House committee kills LGBTQ inclusive fair housing bill
Read More: Chris Freund, Del Marcus Simon, Family Foundation, GA 2015, HB 1454, Heather Crislip, home, housing discrimination, Housing Opportunities Made Equal of Virginia, same-sex couples

A bill which would protect LGBTQ Virginians from being denied housing for who they love was killed in a House subcommittee today.
HB 1454 would have added sexual orientation and gender identity to the list of protected classes in Virginia’s fair housing law, making discrimination against LGBTQ people in housing an unlawful-practice.
“Home seekers should not be evaluated based on criteria that do not relate to their ability to pay their or be good neighbors. And not on their sexual orientation,” said Heather Crislip, President and CEO of Housing Opportunities Made Equal of Virginia (HOME).
After a similar fair housing bill failed last year, HOME spent the last few months studying discrimination against same-sex couples in housing in around the state.
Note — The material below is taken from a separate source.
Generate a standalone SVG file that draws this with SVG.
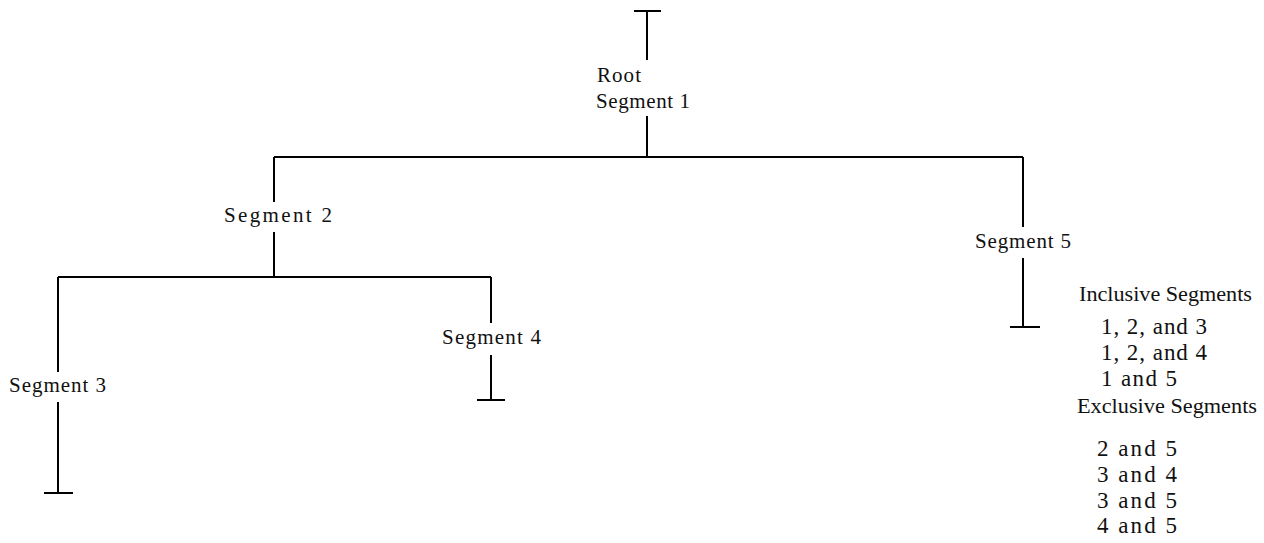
<svg xmlns="http://www.w3.org/2000/svg" width="1264" height="543" viewBox="0 0 1264 543">
<style>
.ln{stroke:#000;stroke-width:2;fill:none}
text{font-family:"Liberation Serif","Times New Roman",serif;font-size:21px;fill:#111}
.hd{font-size:22px}
.lg{font-size:23px}
</style>
<rect width="1264" height="543" fill="#fff"/>
<g id="connectors">
<path class="ln" d="M647 60V11M634 11H661"/>
<path class="ln" d="M647 116V157M274 157H1023"/>
<path class="ln" d="M274 157V202M274 232V277M58 277H491"/>
<path class="ln" d="M58 277V372M58 402V493M44 493H73"/>
<path class="ln" d="M491 277V323M491 355V400M477 400H505"/>
<path class="ln" d="M1023 157V227M1023 258V327M1010 327H1040"/>
</g>
<g id="root"><text x="597" y="82" textLength="44" lengthAdjust="spacing">Root</text><text x="596" y="108" textLength="94" lengthAdjust="spacing">Segment 1</text></g>
<g id="seg2"><text x="224" y="222" textLength="108" lengthAdjust="spacing">Segment 2</text></g>
<g id="seg3"><text x="9" y="392" textLength="97" lengthAdjust="spacing">Segment 3</text></g>
<g id="seg4"><text x="442" y="344" textLength="99" lengthAdjust="spacing">Segment 4</text></g>
<g id="seg5"><text x="975" y="248" textLength="96" lengthAdjust="spacing">Segment 5</text></g>
<g id="legend">
<text class="hd" x="1079" y="301" textLength="173" lengthAdjust="spacingAndGlyphs">Inclusive Segments</text>
<text class="lg" x="1101" y="334" textLength="106" lengthAdjust="spacing">1, 2, and 3</text>
<text class="lg" x="1101" y="360" textLength="106" lengthAdjust="spacing">1, 2, and 4</text>
<text class="lg" x="1101" y="386" textLength="76" lengthAdjust="spacing">1 and 5</text>
<text class="hd" x="1077" y="413" textLength="180" lengthAdjust="spacingAndGlyphs">Exclusive Segments</text>
<text class="lg" x="1097" y="456" textLength="80" lengthAdjust="spacing">2 and 5</text>
<text class="lg" x="1097" y="482" textLength="80" lengthAdjust="spacing">3 and 4</text>
<text class="lg" x="1097" y="508" textLength="80" lengthAdjust="spacing">3 and 5</text>
<text class="lg" x="1097" y="533" textLength="80" lengthAdjust="spacing">4 and 5</text>
</g>
</svg>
The group found a 31% rate of differential treatment where same-sex couples were treated worse than different sex couples.
But HOME Was not the only group to find data supporting a need to expand protections to LGBTQ Virginians.
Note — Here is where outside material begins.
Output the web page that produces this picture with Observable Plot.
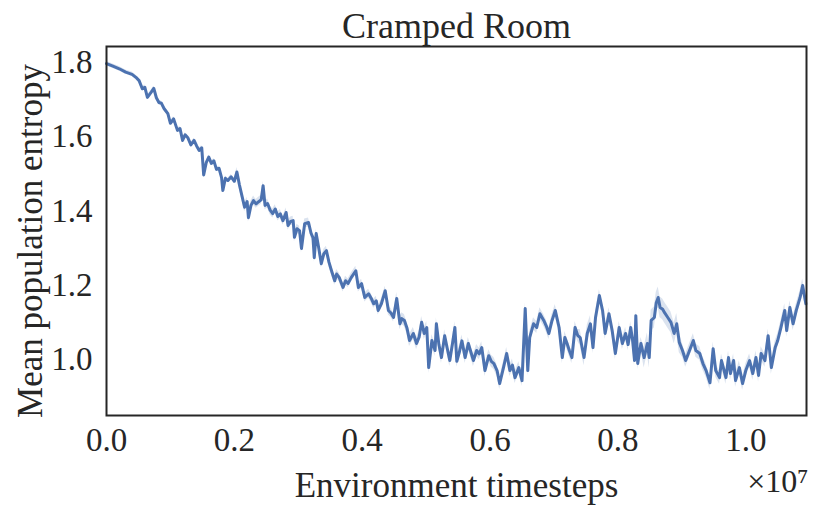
<!DOCTYPE html>
<html><head><meta charset="utf-8">
<script src="https://cdn.jsdelivr.net/npm/d3@7"></script>
<script src="https://cdn.jsdelivr.net/npm/@observablehq/plot@0.6"></script>
<style>
body{margin:0;background:#fff;}
#chart svg{font-family:"Liberation Serif",serif;}
</style>
</head><body><div id="chart"></div>
<script>
// Environment timesteps, in units of 1e7
const steps = [
0.000,0.010,0.020,0.030,0.040,0.046,0.051,0.056,0.060,0.064,0.070,0.074,0.078,0.082,0.086,0.090,0.096,0.100,0.105,0.111,
0.115,0.119,0.123,0.127,0.132,0.137,0.141,0.145,0.149,0.152,0.156,0.160,0.164,0.168,0.172,0.176,0.180,0.182,0.186,0.190,
0.195,0.200,0.204,0.208,0.212,0.216,0.220,0.222,0.226,0.230,0.234,0.238,0.242,0.245,0.248,0.252,0.256,0.260,0.264,0.268,
0.272,0.276,0.281,0.284,0.288,0.292,0.294,0.298,0.302,0.305,0.310,0.316,0.320,0.323,0.325,0.328,0.332,0.336,0.340,0.344,
0.348,0.352,0.357,0.360,0.364,0.370,0.374,0.378,0.383,0.390,0.394,0.399,0.404,0.410,0.414,0.418,0.422,0.425,0.430,0.436,
0.441,0.445,0.449,0.454,0.459,0.462,0.466,0.470,0.474,0.480,0.485,0.489,0.493,0.497,0.501,0.504,0.509,0.514,0.516,0.520,
0.524,0.529,0.533,0.537,0.541,0.545,0.548,0.552,0.556,0.561,0.566,0.570,0.574,0.579,0.583,0.587,0.592,0.598,0.602,0.606,
0.611,0.615,0.621,0.626,0.631,0.635,0.639,0.645,0.650,0.655,0.659,0.662,0.668,0.673,0.678,0.684,0.688,0.692,0.697,0.702,
0.708,0.713,0.717,0.721,0.724,0.728,0.733,0.737,0.741,0.747,0.752,0.757,0.761,0.765,0.771,0.776,0.780,0.786,0.791,0.796,
0.802,0.807,0.812,0.816,0.820,0.823,0.826,0.828,0.831,0.836,0.841,0.846,0.849,0.852,0.857,0.860,0.863,0.866,0.870,0.873,
0.878,0.883,0.888,0.892,0.896,0.901,0.906,0.912,0.918,0.922,0.928,0.933,0.938,0.944,0.949,0.953,0.959,0.962,0.969,0.973,
0.976,0.981,0.984,0.990,0.995,1.000,1.006,1.011,1.016,1.020,1.024,1.030,1.035,1.040,1.046,1.050,1.055,1.061,1.064,1.069,
1.074,1.079,1.085,1.089,1.094
];
const entropy = [
1.797,1.790,1.783,1.774,1.768,1.760,1.751,1.729,1.733,1.706,1.720,1.730,1.705,1.692,1.690,1.676,1.662,1.636,1.648,1.617,
1.622,1.590,1.605,1.598,1.578,1.590,1.575,1.563,1.570,1.497,1.530,1.545,1.528,1.535,1.512,1.515,1.490,1.455,1.488,1.482,
1.492,1.480,1.505,1.470,1.440,1.410,1.425,1.382,1.415,1.428,1.419,1.425,1.430,1.468,1.415,1.420,1.402,1.393,1.405,1.385,
1.392,1.374,1.396,1.361,1.372,1.374,1.329,1.352,1.347,1.299,1.366,1.369,1.340,1.328,1.274,1.339,1.300,1.258,1.285,1.293,
1.262,1.239,1.212,1.230,1.221,1.194,1.212,1.205,1.221,1.239,1.194,1.204,1.167,1.177,1.165,1.150,1.158,1.132,1.150,1.185,
1.132,1.125,1.113,1.164,1.096,1.110,1.105,1.085,1.051,1.070,1.043,1.060,1.100,1.070,1.086,0.978,1.051,1.024,1.096,1.040,
1.005,1.064,1.030,0.997,1.040,1.086,0.995,1.020,1.050,1.005,1.043,1.020,0.997,1.024,1.015,1.032,0.970,1.010,0.995,0.989,
0.970,0.935,0.978,1.016,0.970,0.985,0.951,0.978,0.943,1.137,0.970,1.059,1.096,1.086,1.123,1.105,1.090,1.070,1.105,1.132,
1.086,1.005,1.059,1.040,1.024,1.005,1.086,1.065,1.059,1.005,1.070,1.096,1.032,1.113,1.172,1.132,1.070,1.123,1.078,1.016,
1.086,1.043,1.070,1.040,1.086,1.051,0.997,1.118,0.989,1.043,1.005,1.043,1.005,1.105,1.113,1.153,1.167,1.140,1.135,1.126,
1.113,1.100,1.070,1.096,1.046,1.024,0.997,1.024,1.051,1.024,1.016,0.989,0.970,0.937,1.029,0.970,0.951,0.997,0.951,1.005,
0.962,0.997,0.943,0.978,0.935,0.970,0.997,0.962,1.005,0.957,1.016,0.997,1.064,0.978,1.032,1.051,1.086,1.132,1.078,1.140,
1.096,1.132,1.167,1.199,1.150
];
// band half-width, by range of timesteps (upper end of each range, x1e7)
const spreadRangeEnds = [0.20, 0.45, 0.74, 0.76, 0.84, 0.90, 1.10];
const spreadValues    = [0.006, 0.012, 0.016, 0.022, 0.016, 0.028, 0.018];
const xTicks = [0.0, 0.2, 0.4, 0.6, 0.8, 1.0];
const yTicks = [1.0, 1.2, 1.4, 1.6, 1.8];

const data = steps.map((x, i) => {
  const s = spreadValues[spreadRangeEnds.findIndex(e => x <= e)];
  return {x, y: entropy[i], lo: entropy[i] - s, hi: entropy[i] + s};
});

const ink = "#262626";
const blue = "#4c72b0";
const chart = Plot.plot({
  width: 830,
  height: 516,
  marginLeft: 106,
  marginRight: 24,
  marginTop: 46,
  marginBottom: 101,
  style: {fontFamily: "'Liberation Serif', serif", color: ink, background: "#fff"},
  x: {domain: [0, 1.095]},
  y: {domain: [0.849, 1.843]},
  marks: [
    Plot.areaY(data, {x: "x", y1: "lo", y2: "hi", fill: blue, fillOpacity: 0.2}),
    Plot.lineY(data, {x: "x", y: "y", stroke: blue, strokeWidth: 3, strokeLinejoin: "round"}),
    Plot.frame({stroke: ink, strokeWidth: 2}),
    Plot.axisX({ticks: xTicks, tickSize: 0, tickPadding: 12, tickFormat: d3.format(".1f"), fontSize: 33, label: null, fill: ink}),
    Plot.axisY({ticks: yTicks, tickSize: 0, tickPadding: 14, tickFormat: d3.format(".1f"), fontSize: 33, label: null, fill: ink}),
    Plot.text(["Cramped Room"], {frameAnchor: "top", lineAnchor: "middle", dy: -20, fontSize: 36, fill: ink}),
    Plot.text(["Environment timesteps"], {frameAnchor: "bottom", lineAnchor: "middle", dy: 70, fontSize: 35, fill: ink}),
    Plot.text(["×10⁷"], {frameAnchor: "bottom-right", lineAnchor: "middle", dy: 66, dx: 2, textAnchor: "end", fontSize: 32, fill: ink}),
    Plot.text(["Mean population entropy"], {frameAnchor: "left", textAnchor: "middle", lineAnchor: "middle", dx: -76, dy: 10, rotate: -90, fontSize: 35, fill: ink})
  ]
});
document.getElementById("chart").appendChild(chart);
</script>
</body></html>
According to a nationwide study by the U.S. Department of Housing and Urban Development, same-sex couples experienced discrimination 16 percent of the time when seeking rental housing.
A HUD study found adverse treatment is found primarily in the form of same-sex couples receiving fewer responses to the e-mail inquiry than heterosexual couples, and while “no clearcut pattern exists in the magnitude of adverse treatment by metropolitan market size,” discrimination exists in all metropolitan areas.
The National Center for Transgender Equality found that one in five transgender people in the U.S. have been refused housing, and more than one in ten have been evicted because of their gender identity.
But opposition to expanding protections was present as well.
“I think it makes it difficult for a homeowner or someone who’s renting to know for sure they will have to start asking questions about sexual identity before they try to rent out a property,” said Chris Freund of the Family Foundation. ”And if they don’t, they are open to lawsuit and fair housing investigations can take over a year.”
Sponsored by Delegate Marcus Simon (D-53) (Top image), the bill was backed by new study by The non-profit fair housing group Housing Opportunities Made Equal of Virginia (HOME) who conducted a recent study showing 31% of same-sex couples received unfair treatment when seeking housing in the state.
Additionally, In 2013, the National Fair Housing Alliance (NFHA) had 27,352 housing discrimination filed complaints and there are many other instances of housing discrimination that go unheard. Of those complaints, 268 were based on sexual orientation and 27 based on gender-identity.
A similar bill fair housing bill, SB917, failed last week after a Senator said the change in law could violate a homeowner’s religious freedom.